A group of trafficking survivors sat down with Polaris and did something few others ever had: they opened their financial records. Not just a few months of activity — years. Bank statements. Payment app histories. All of it.
But more importantly, they gave Polaris something even rarer: context.
They explained the breadcrumbs — coded transactions, unusual activity, and financial patterns that pointed to coercion and control. They taught us how to read between the lines. And that’s how Polaris’s Financial Intelligence Unit (FIU) was born.
As one FIU staff member put it: “Traffickers are motivated by profit. So let’s go after it.”
Take a look at the surprising insights revealed by analyzing survivors’ financial records in this report from Polaris and The Avery Center. Survivors shared powerful examples of financial control, intentional evasion of red flag indicators, and patterns of economic distress and exploitation.
A New Way to Fight Human Trafficking
The FIU operates at the intersection of financial crimes and human trafficking — an unusual, but powerful combination. That’s because traffickers don’t always leave obvious evidence, but they do leave financial footprints. The FIU brings together banks, fintech companies, payment processors, and law enforcement, delivering them timely, actionable intelligence about suspected trafficking.

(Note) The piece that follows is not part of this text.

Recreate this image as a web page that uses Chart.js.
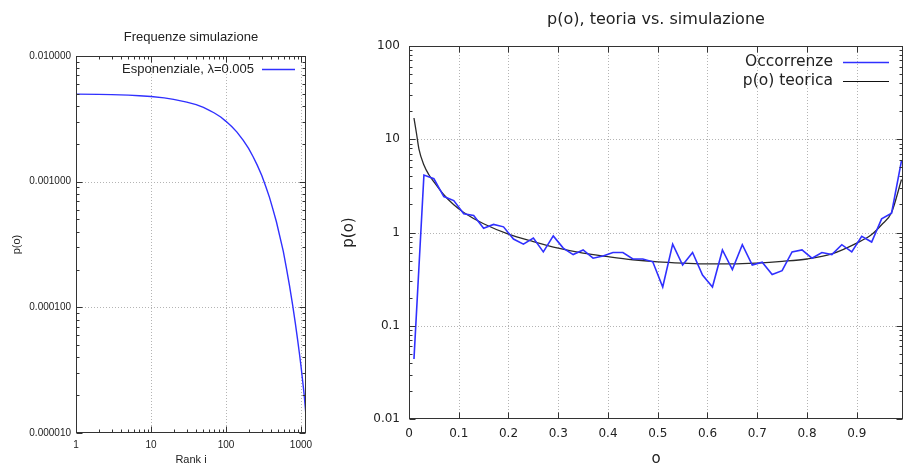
<!DOCTYPE html>
<html>
<head>
<meta charset="utf-8">
<script src="https://cdn.jsdelivr.net/npm/chart.js@4.4.1/dist/chart.umd.min.js"></script>
<style>
    html, body { margin: 0; padding: 0; background: #fff; }
    body { width: 904px; height: 467px; position: relative; overflow: hidden; }
    #left { position: absolute; left: 0; top: 0; }
    #right { position: absolute; left: 340px; top: 0; }
</style>
</head>
<body>
<canvas id="left" width="330" height="467"></canvas>
<canvas id="right" width="564" height="467"></canvas>
<script>
/* =========================
   DATA - left chart
========================== */
const rankValues = [1, 2, 3, 5, 7, 10, 15, 20, 30, 40, 50, 60, 70, 85, 100, 120, 140, 170, 200, 230,
    260, 300, 340, 380, 420, 470, 520, 580, 640, 700, 774, 840, 900, 950, 1000, 1050, 1100, 1166];
const freqValues = [0.00497, 0.00495, 0.00493, 0.00488, 0.00483, 0.00476, 0.00464, 0.00452, 0.0043, 0.0041,
    0.0039, 0.0037, 0.00352, 0.00327, 0.00302, 0.00274, 0.00248, 0.00213, 0.00184, 0.00158,
    0.00136, 0.00112, 0.00091, 0.00075, 0.00061, 0.00048, 0.00037, 0.00028, 0.000204, 0.000151,
    0.000104, 0.000075, 0.0000555, 0.0000435, 0.000034, 0.0000263, 0.0000204, 0.0000138];
const leftXTicks = [1, 10, 100, 1000];
const leftYTicks = [0.00001, 0.0001, 0.001, 0.01];

/* =========================
   DATA - right chart
========================== */
const occX = [0.01, 0.03, 0.05, 0.07, 0.09, 0.11, 0.13, 0.15, 0.17, 0.19,
    0.21, 0.23, 0.25, 0.27, 0.29, 0.31, 0.33, 0.35, 0.37, 0.39,
    0.41, 0.43, 0.45, 0.47, 0.49, 0.51, 0.53, 0.55, 0.57, 0.59,
    0.61, 0.63, 0.65, 0.67, 0.69, 0.71, 0.73, 0.75, 0.77, 0.79,
    0.81, 0.83, 0.85, 0.87, 0.89, 0.91, 0.93, 0.95, 0.97, 0.99];
const occY = [0.044, 4.13, 3.77, 2.43, 2.2, 1.59, 1.52, 1.11, 1.22, 1.15,
    0.85, 0.75, 0.87, 0.62, 0.92, 0.68, 0.58, 0.65, 0.53, 0.56,
    0.61, 0.61, 0.52, 0.52, 0.485, 0.26, 0.75, 0.447, 0.61, 0.35,
    0.26, 0.65, 0.40, 0.74, 0.447, 0.48, 0.355, 0.39, 0.62, 0.65,
    0.53, 0.61, 0.58, 0.74, 0.62, 0.91, 0.79, 1.40, 1.61, 5.9];
const teoX = [0.01, 0.015, 0.02, 0.03, 0.04, 0.05, 0.07, 0.09, 0.11, 0.15,
    0.2, 0.25, 0.3, 0.35, 0.4, 0.45, 0.5, 0.55, 0.6, 0.65,
    0.7, 0.75, 0.8, 0.85, 0.9, 0.93, 0.95, 0.97, 0.99];
const teoY = [16.9, 11.6, 7.85, 5.3, 4.16, 3.5, 2.54, 1.98, 1.64, 1.24,
    0.96, 0.8, 0.68, 0.6, 0.55, 0.51, 0.485, 0.47, 0.46, 0.46,
    0.47, 0.49, 0.52, 0.59, 0.77, 0.95, 1.21, 1.64, 3.7];
const rightXTicks = [0, 0.1, 0.2, 0.3, 0.4, 0.5, 0.6, 0.7, 0.8, 0.9];
const rightYTicks = [0.01, 0.1, 1, 10, 100];

const TEXT = "#222";
const BLUE = "#3030ff";

const toPoints = (xs, ys) => xs.map((x, i) => ({ x, y: ys[i] }));

/* =========================
   FRAME / GRID / TICKS / TITLE / LEGEND
========================== */
function logMinors(min, max) {
    const out = [];
    for (let d = Math.floor(Math.log10(min)); d <= Math.ceil(Math.log10(max)); d++) {
        for (let k = 1; k <= 9; k++) {
            const v = k * Math.pow(10, d);
            if (v >= min * 0.9999 && v <= max * 1.0001) out.push({ v, major: k === 1 });
        }
    }
    return out;
}

const framePlugin = {
    id: "frame",
    beforeDatasetsDraw(chart, args, opts) {
        const { ctx, chartArea: a } = chart;
        const xs = chart.scales.x, ys = chart.scales.y;
        ctx.save();
        ctx.strokeStyle = "#b4b4b4";
        ctx.lineWidth = 1;
        ctx.setLineDash([1, 2]);
        opts.xGrid.forEach(v => {
            const px = Math.round(xs.getPixelForValue(v)) + 0.5;
            ctx.beginPath(); ctx.moveTo(px, a.top); ctx.lineTo(px, a.bottom); ctx.stroke();
        });
        opts.yGrid.forEach(v => {
            const py = Math.round(ys.getPixelForValue(v)) + 0.5;
            ctx.beginPath(); ctx.moveTo(a.left, py); ctx.lineTo(a.right, py); ctx.stroke();
        });
        ctx.restore();
    },
    afterDraw(chart, args, opts) {
        const { ctx, chartArea: a } = chart;
        const xs = chart.scales.x, ys = chart.scales.y;
        const L = Math.round(a.left) + 0.5, R = Math.round(a.right) - 0.5;
        const T = Math.round(a.top) + 0.5, B = Math.round(a.bottom) - 0.5;
        ctx.save();
        ctx.strokeStyle = "#333";
        ctx.lineWidth = 1;
        ctx.strokeRect(L, T, R - L, B - T);

        // y ticks, both sides
        opts.yTicks.forEach(t => {
            const py = Math.round(ys.getPixelForValue(t.v)) + 0.5;
            const len = t.major ? 6 : 3;
            ctx.beginPath();
            ctx.moveTo(L, py); ctx.lineTo(L + len, py);
            ctx.moveTo(R, py); ctx.lineTo(R - len, py);
            ctx.stroke();
        });
        // x ticks, top and bottom
        opts.xTicks.forEach(t => {
            const px = Math.round(xs.getPixelForValue(t.v)) + 0.5;
            const len = t.major ? 6 : 3;
            ctx.beginPath();
            ctx.moveTo(px, B); ctx.lineTo(px, B - len);
            ctx.moveTo(px, T); ctx.lineTo(px, T + len);
            ctx.stroke();
        });

        // title
        ctx.fillStyle = TEXT;
        ctx.font = opts.titleFont;
        ctx.textAlign = "center";
        ctx.textBaseline = "middle";
        ctx.fillText(opts.title, (a.left + a.right) / 2, opts.titleY);

        // legend (gnuplot style: text then sample line)
        ctx.font = opts.legendFont;
        ctx.textAlign = "right";
        opts.legend.forEach(item => {
            ctx.fillStyle = TEXT;
            ctx.fillText(item.text, opts.legendTextX, item.y);
            ctx.strokeStyle = item.color;
            ctx.lineWidth = item.width;
            ctx.beginPath();
            ctx.moveTo(opts.legendLine[0], item.y + 0.5);
            ctx.lineTo(opts.legendLine[1], item.y + 0.5);
            ctx.stroke();
        });
        ctx.restore();
    }
};

/* =========================
   LEFT CHART
========================== */
const leftFont = "'Liberation Sans', Arial, sans-serif";

new Chart(document.getElementById("left"), {
    type: "line",
    data: {
        datasets: [{
            label: "Esponenziale, \u03bb=0.005",
            data: toPoints(rankValues, freqValues),
            borderColor: BLUE,
            borderWidth: 1.4,
            pointRadius: 0,
            fill: false,
            tension: 0
        }]
    },
    options: {
        responsive: false,
        animation: false,
        layout: { padding: { top: 56, right: 24, left: 0, bottom: 0 } },
        plugins: {
            legend: { display: false },
            tooltip: { enabled: false },
            frame: {
                title: "Frequenze simulazione",
                titleFont: "13px " + leftFont,
                titleY: 37,
                legendFont: "13px " + leftFont,
                legendTextX: 254,
                legendLine: [262, 295],
                legend: [{ text: "Esponenziale, \u03bb=0.005", color: BLUE, width: 1.4, y: 69 }],
                xGrid: [10, 100, 1000],
                yGrid: [0.0001, 0.001],
                xTicks: logMinors(1, 1166),
                yTicks: logMinors(0.00001, 0.01)
            }
        },
        scales: {
            x: {
                type: "logarithmic",
                min: 1,
                max: 1166,
                afterBuildTicks: s => { s.ticks = leftXTicks.map(v => ({ value: v })); },
                afterFit: s => { s.height = 34; },
                grid: { display: false, drawTicks: false },
                border: { display: false },
                ticks: {
                    color: TEXT, padding: 6, maxRotation: 0, autoSkip: false,
                    font: { family: leftFont, size: 10 },
                    callback: v => String(v)
                },
                title: {
                    display: true, text: "Rank i", color: TEXT,
                    font: { family: leftFont, size: 11 },
                    padding: { top: 0, bottom: 0 }
                }
            },
            y: {
                type: "logarithmic",
                min: 0.00001,
                max: 0.01,
                afterBuildTicks: s => { s.ticks = leftYTicks.map(v => ({ value: v })); },
                afterFit: s => { s.width = 76; },
                grid: { display: false, drawTicks: false },
                border: { display: false },
                ticks: {
                    color: TEXT, padding: 5, autoSkip: false,
                    font: { family: leftFont, size: 10 },
                    callback: v => Number(v).toFixed(6)
                },
                title: {
                    display: true, text: "p(o)", color: TEXT,
                    font: { family: leftFont, size: 11 },
                    padding: { top: 10, bottom: 0 }
                }
            }
        }
    },
    plugins: [framePlugin]
});

/* =========================
   RIGHT CHART
========================== */
const rightFont = "'DejaVu Sans', Verdana, sans-serif";

new Chart(document.getElementById("right"), {
    type: "line",
    data: {
        datasets: [{
            label: "Occorrenze",
            data: toPoints(occX, occY),
            borderColor: BLUE,
            borderWidth: 1.6,
            pointRadius: 0,
            fill: false,
            tension: 0
        }, {
            label: "p(o) teorica",
            data: toPoints(teoX, teoY),
            borderColor: "#2a2a2a",
            borderWidth: 1.3,
            pointRadius: 0,
            fill: false,
            cubicInterpolationMode: "monotone"
        }]
    },
    options: {
        responsive: false,
        animation: false,
        layout: { padding: { top: 46, right: 1, left: 0, bottom: 0 } },
        plugins: {
            legend: { display: false },
            tooltip: { enabled: false },
            frame: {
                title: "p(o), teoria vs. simulazione",
                titleFont: "16px " + rightFont,
                titleY: 20,
                legendFont: "15.5px " + rightFont,
                legendTextX: 493,
                legendLine: [503, 549],
                legend: [
                    { text: "Occorrenze", color: BLUE, width: 1.4, y: 62 },
                    { text: "p(o) teorica", color: "#111", width: 1, y: 81 }
                ],
                xGrid: [0.1, 0.2, 0.3, 0.4, 0.5, 0.6, 0.7, 0.8, 0.9],
                yGrid: [0.1, 1, 10],
                xTicks: rightXTicks.map(v => ({ v, major: true })),
                yTicks: logMinors(0.01, 100)
            }
        },
        scales: {
            x: {
                type: "linear",
                min: 0,
                max: 0.993,
                afterBuildTicks: s => { s.ticks = rightXTicks.map(v => ({ value: v })); },
                afterFit: s => { s.height = 48; },
                grid: { display: false, drawTicks: false },
                border: { display: false },
                ticks: {
                    color: TEXT, padding: 8, maxRotation: 0, autoSkip: false,
                    font: { family: rightFont, size: 12 },
                    callback: v => String(Math.round(v * 10) / 10)
                },
                title: {
                    display: true, text: "o", color: TEXT,
                    font: { family: rightFont, size: 15, lineHeight: 1 },
                    padding: { top: 0, bottom: 0 }
                }
            },
            y: {
                type: "logarithmic",
                min: 0.01,
                max: 100,
                afterBuildTicks: s => { s.ticks = rightYTicks.map(v => ({ value: v })); },
                afterFit: s => { s.width = 69; },
                grid: { display: false, drawTicks: false },
                border: { display: false },
                ticks: {
                    color: TEXT, padding: 9, autoSkip: false,
                    font: { family: rightFont, size: 12 },
                    callback: v => String(v)
                },
                title: {
                    display: true, text: "p(o)", color: TEXT,
                    font: { family: rightFont, size: 15 },
                    padding: { top: 0, bottom: 0 }
                }
            }
        }
    },
    plugins: [framePlugin]
});
</script>
</body>
</html>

It’s not just about catching criminals. It’s about minimizing harm. Historically, trafficking prosecutions have relied heavily on survivor testimony, often requiring survivors to relive their trauma in court. The FIU offers a different approach.
By tracking financial behavior, traffickers can be charged with crimes like wire fraud, money laundering, or tax evasion. These charges often don’t require victim testimony. They don’t retraumatize. And they still deliver accountability.
This isn’t just theory. It’s already making a difference.
One FIU analyst recalled seeing a trafficker arrested in the news soon after she sent out an intelligence package. “We’ll never know for sure,” she said, “but the timing lined up. Even if we weren’t the only ones who spotted it, we were part of it. Connecting the dots matters and directly fights back against traffickers.”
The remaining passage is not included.